▸ **Problem details**:
Copy each line exactly. Drop every picture.

** Start Given information **

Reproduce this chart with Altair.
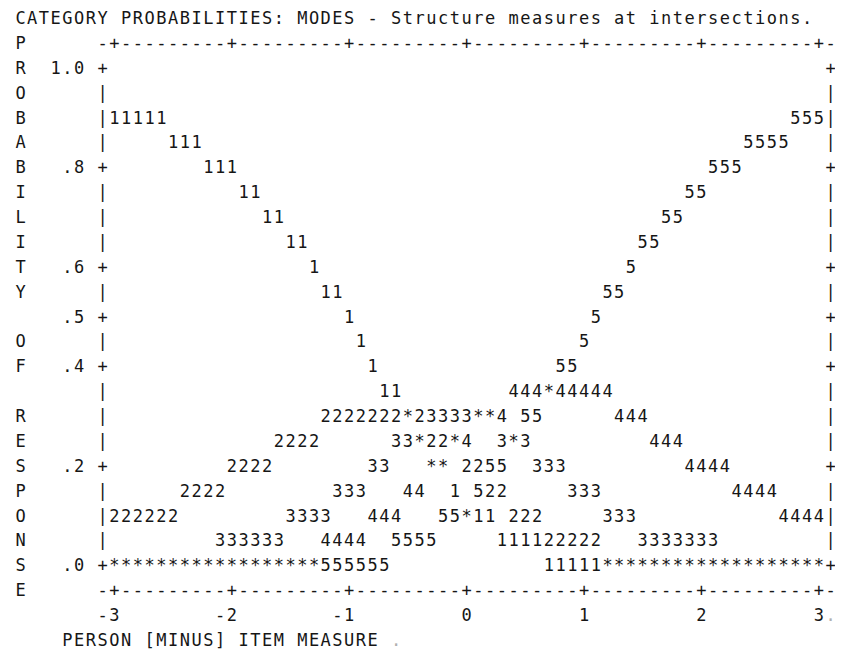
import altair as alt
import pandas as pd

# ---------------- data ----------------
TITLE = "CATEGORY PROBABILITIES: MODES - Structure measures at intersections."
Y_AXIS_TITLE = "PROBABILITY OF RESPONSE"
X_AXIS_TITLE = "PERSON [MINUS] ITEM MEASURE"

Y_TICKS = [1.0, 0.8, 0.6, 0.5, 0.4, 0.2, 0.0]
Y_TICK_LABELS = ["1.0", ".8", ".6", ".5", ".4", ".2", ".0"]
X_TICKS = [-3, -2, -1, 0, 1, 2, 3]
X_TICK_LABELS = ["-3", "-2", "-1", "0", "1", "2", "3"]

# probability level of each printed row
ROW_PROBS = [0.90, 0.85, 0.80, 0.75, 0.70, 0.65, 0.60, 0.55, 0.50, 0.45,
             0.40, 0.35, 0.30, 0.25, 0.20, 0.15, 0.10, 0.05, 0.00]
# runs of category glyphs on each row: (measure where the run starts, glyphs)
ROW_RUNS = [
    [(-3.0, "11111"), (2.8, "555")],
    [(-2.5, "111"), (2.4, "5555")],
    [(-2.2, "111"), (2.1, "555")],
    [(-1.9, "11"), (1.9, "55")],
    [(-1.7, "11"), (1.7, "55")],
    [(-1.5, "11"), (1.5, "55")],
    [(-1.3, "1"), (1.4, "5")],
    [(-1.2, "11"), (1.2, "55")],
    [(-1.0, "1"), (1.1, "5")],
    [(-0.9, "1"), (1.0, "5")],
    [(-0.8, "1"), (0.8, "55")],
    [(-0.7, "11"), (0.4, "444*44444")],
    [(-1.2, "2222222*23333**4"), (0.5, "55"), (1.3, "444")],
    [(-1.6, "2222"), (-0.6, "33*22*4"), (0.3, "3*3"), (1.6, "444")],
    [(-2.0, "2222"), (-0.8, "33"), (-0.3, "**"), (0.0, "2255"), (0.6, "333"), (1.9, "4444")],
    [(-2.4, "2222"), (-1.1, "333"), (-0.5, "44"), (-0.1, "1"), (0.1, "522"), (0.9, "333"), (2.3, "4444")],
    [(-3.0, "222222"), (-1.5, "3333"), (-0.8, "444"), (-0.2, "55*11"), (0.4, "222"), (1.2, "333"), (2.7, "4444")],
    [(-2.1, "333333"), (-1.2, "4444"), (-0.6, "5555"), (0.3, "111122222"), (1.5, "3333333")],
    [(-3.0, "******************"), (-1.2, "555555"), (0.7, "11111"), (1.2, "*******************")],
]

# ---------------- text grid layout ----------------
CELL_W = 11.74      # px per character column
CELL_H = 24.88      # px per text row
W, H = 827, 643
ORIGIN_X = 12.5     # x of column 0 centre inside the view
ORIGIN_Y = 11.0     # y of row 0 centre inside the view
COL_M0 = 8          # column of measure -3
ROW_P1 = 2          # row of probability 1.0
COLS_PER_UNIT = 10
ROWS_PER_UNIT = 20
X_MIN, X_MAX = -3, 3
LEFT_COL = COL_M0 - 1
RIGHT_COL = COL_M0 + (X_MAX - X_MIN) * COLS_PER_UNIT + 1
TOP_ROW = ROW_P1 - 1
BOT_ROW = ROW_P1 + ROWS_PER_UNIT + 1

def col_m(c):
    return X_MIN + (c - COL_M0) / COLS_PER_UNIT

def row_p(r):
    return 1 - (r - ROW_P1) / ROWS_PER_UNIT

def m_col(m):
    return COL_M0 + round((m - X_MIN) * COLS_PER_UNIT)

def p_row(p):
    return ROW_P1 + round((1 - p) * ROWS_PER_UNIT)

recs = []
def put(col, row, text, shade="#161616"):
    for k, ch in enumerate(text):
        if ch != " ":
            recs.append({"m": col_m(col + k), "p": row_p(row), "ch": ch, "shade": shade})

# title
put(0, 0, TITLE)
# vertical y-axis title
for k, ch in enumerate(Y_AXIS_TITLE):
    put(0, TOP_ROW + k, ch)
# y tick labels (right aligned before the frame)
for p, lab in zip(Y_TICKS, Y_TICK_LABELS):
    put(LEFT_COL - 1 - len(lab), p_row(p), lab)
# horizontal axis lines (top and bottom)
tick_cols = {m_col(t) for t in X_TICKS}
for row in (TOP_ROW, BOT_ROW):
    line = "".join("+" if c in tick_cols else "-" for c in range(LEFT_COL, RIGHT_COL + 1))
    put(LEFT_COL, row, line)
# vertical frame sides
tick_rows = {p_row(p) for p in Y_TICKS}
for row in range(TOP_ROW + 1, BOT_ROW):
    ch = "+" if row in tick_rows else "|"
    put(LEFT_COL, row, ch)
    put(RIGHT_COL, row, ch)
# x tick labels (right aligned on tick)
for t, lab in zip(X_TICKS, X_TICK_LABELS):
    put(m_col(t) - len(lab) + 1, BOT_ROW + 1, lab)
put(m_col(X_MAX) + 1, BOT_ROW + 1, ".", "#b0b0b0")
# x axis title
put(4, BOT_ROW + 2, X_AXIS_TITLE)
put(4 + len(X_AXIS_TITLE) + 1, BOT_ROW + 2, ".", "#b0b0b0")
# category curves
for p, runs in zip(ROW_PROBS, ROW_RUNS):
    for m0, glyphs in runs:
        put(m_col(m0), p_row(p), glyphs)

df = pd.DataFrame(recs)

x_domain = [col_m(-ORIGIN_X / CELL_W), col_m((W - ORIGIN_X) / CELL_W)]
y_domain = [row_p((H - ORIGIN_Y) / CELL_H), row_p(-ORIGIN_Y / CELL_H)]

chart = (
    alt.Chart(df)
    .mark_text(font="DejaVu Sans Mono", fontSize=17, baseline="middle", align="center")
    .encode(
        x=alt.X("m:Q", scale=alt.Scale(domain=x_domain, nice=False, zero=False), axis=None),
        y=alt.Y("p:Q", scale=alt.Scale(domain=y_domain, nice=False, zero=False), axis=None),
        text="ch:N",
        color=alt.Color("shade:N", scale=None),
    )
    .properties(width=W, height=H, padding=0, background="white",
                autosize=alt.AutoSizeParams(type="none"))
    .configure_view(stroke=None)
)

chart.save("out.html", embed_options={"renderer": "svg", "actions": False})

** End Given information **

▸ **Answer to this task**:
Reproduce this chart with Altair.
import altair as alt
import pandas as pd

# ---------------- data ----------------
TITLE = "CATEGORY PROBABILITIES: MODES - Structure measures at intersections."
Y_AXIS_TITLE = "PROBABILITY OF RESPONSE"
X_AXIS_TITLE = "PERSON [MINUS] ITEM MEASURE"

Y_TICKS = [1.0, 0.8, 0.6, 0.5, 0.4, 0.2, 0.0]
Y_TICK_LABELS = ["1.0", ".8", ".6", ".5", ".4", ".2", ".0"]
X_TICKS = [-3, -2, -1, 0, 1, 2, 3]
X_TICK_LABELS = ["-3", "-2", "-1", "0", "1", "2", "3"]

# probability level of each printed row
ROW_PROBS = [0.90, 0.85, 0.80, 0.75, 0.70, 0.65, 0.60, 0.55, 0.50, 0.45,
             0.40, 0.35, 0.30, 0.25, 0.20, 0.15, 0.10, 0.05, 0.00]
# runs of category glyphs on each row: (measure where the run starts, glyphs)
ROW_RUNS = [
    [(-3.0, "11111"), (2.8, "555")],
    [(-2.5, "111"), (2.4, "5555")],
    [(-2.2, "111"), (2.1, "555")],
    [(-1.9, "11"), (1.9, "55")],
    [(-1.7, "11"), (1.7, "55")],
    [(-1.5, "11"), (1.5, "55")],
    [(-1.3, "1"), (1.4, "5")],
    [(-1.2, "11"), (1.2, "55")],
    [(-1.0, "1"), (1.1, "5")],
    [(-0.9, "1"), (1.0, "5")],
    [(-0.8, "1"), (0.8, "55")],
    [(-0.7, "11"), (0.4, "444*44444")],
    [(-1.2, "2222222*23333**4"), (0.5, "55"), (1.3, "444")],
    [(-1.6, "2222"), (-0.6, "33*22*4"), (0.3, "3*3"), (1.6, "444")],
    [(-2.0, "2222"), (-0.8, "33"), (-0.3, "**"), (0.0, "2255"), (0.6, "333"), (1.9, "4444")],
    [(-2.4, "2222"), (-1.1, "333"), (-0.5, "44"), (-0.1, "1"), (0.1, "522"), (0.9, "333"), (2.3, "4444")],
    [(-3.0, "222222"), (-1.5, "3333"), (-0.8, "444"), (-0.2, "55*11"), (0.4, "222"), (1.2, "333"), (2.7, "4444")],
    [(-2.1, "333333"), (-1.2, "4444"), (-0.6, "5555"), (0.3, "111122222"), (1.5, "3333333")],
    [(-3.0, "******************"), (-1.2, "555555"), (0.7, "11111"), (1.2, "*******************")],
]

# ---------------- text grid layout ----------------
CELL_W = 11.74      # px per character column
CELL_H = 24.88      # px per text row
W, H = 827, 643
ORIGIN_X = 12.5     # x of column 0 centre inside the view
ORIGIN_Y = 11.0     # y of row 0 centre inside the view
COL_M0 = 8          # column of measure -3
ROW_P1 = 2          # row of probability 1.0
COLS_PER_UNIT = 10
ROWS_PER_UNIT = 20
X_MIN, X_MAX = -3, 3
LEFT_COL = COL_M0 - 1
RIGHT_COL = COL_M0 + (X_MAX - X_MIN) * COLS_PER_UNIT + 1
TOP_ROW = ROW_P1 - 1
BOT_ROW = ROW_P1 + ROWS_PER_UNIT + 1

def col_m(c):
    return X_MIN + (c - COL_M0) / COLS_PER_UNIT

def row_p(r):
    return 1 - (r - ROW_P1) / ROWS_PER_UNIT

def m_col(m):
    return COL_M0 + round((m - X_MIN) * COLS_PER_UNIT)

def p_row(p):
    return ROW_P1 + round((1 - p) * ROWS_PER_UNIT)

recs = []
def put(col, row, text, shade="#161616"):
    for k, ch in enumerate(text):
        if ch != " ":
            recs.append({"m": col_m(col + k), "p": row_p(row), "ch": ch, "shade": shade})

# title
put(0, 0, TITLE)
# vertical y-axis title
for k, ch in enumerate(Y_AXIS_TITLE):
    put(0, TOP_ROW + k, ch)
# y tick labels (right aligned before the frame)
for p, lab in zip(Y_TICKS, Y_TICK_LABELS):
    put(LEFT_COL - 1 - len(lab), p_row(p), lab)
# horizontal axis lines (top and bottom)
tick_cols = {m_col(t) for t in X_TICKS}
for row in (TOP_ROW, BOT_ROW):
    line = "".join("+" if c in tick_cols else "-" for c in range(LEFT_COL, RIGHT_COL + 1))
    put(LEFT_COL, row, line)
# vertical frame sides
tick_rows = {p_row(p) for p in Y_TICKS}
for row in range(TOP_ROW + 1, BOT_ROW):
    ch = "+" if row in tick_rows else "|"
    put(LEFT_COL, row, ch)
    put(RIGHT_COL, row, ch)
# x tick labels (right aligned on tick)
for t, lab in zip(X_TICKS, X_TICK_LABELS):
    put(m_col(t) - len(lab) + 1, BOT_ROW + 1, lab)
put(m_col(X_MAX) + 1, BOT_ROW + 1, ".", "#b0b0b0")
# x axis title
put(4, BOT_ROW + 2, X_AXIS_TITLE)
put(4 + len(X_AXIS_TITLE) + 1, BOT_ROW + 2, ".", "#b0b0b0")
# category curves
for p, runs in zip(ROW_PROBS, ROW_RUNS):
    for m0, glyphs in runs:
        put(m_col(m0), p_row(p), glyphs)

df = pd.DataFrame(recs)

x_domain = [col_m(-ORIGIN_X / CELL_W), col_m((W - ORIGIN_X) / CELL_W)]
y_domain = [row_p((H - ORIGIN_Y) / CELL_H), row_p(-ORIGIN_Y / CELL_H)]

chart = (
    alt.Chart(df)
    .mark_text(font="DejaVu Sans Mono", fontSize=17, baseline="middle", align="center")
    .encode(
        x=alt.X("m:Q", scale=alt.Scale(domain=x_domain, nice=False, zero=False), axis=None),
        y=alt.Y("p:Q", scale=alt.Scale(domain=y_domain, nice=False, zero=False), axis=None),
        text="ch:N",
        color=alt.Color("shade:N", scale=None),
    )
    .properties(width=W, height=H, padding=0, background="white",
                autosize=alt.AutoSizeParams(type="none"))
    .configure_view(stroke=None)
)

chart.save("out.html", embed_options={"renderer": "svg", "actions": False})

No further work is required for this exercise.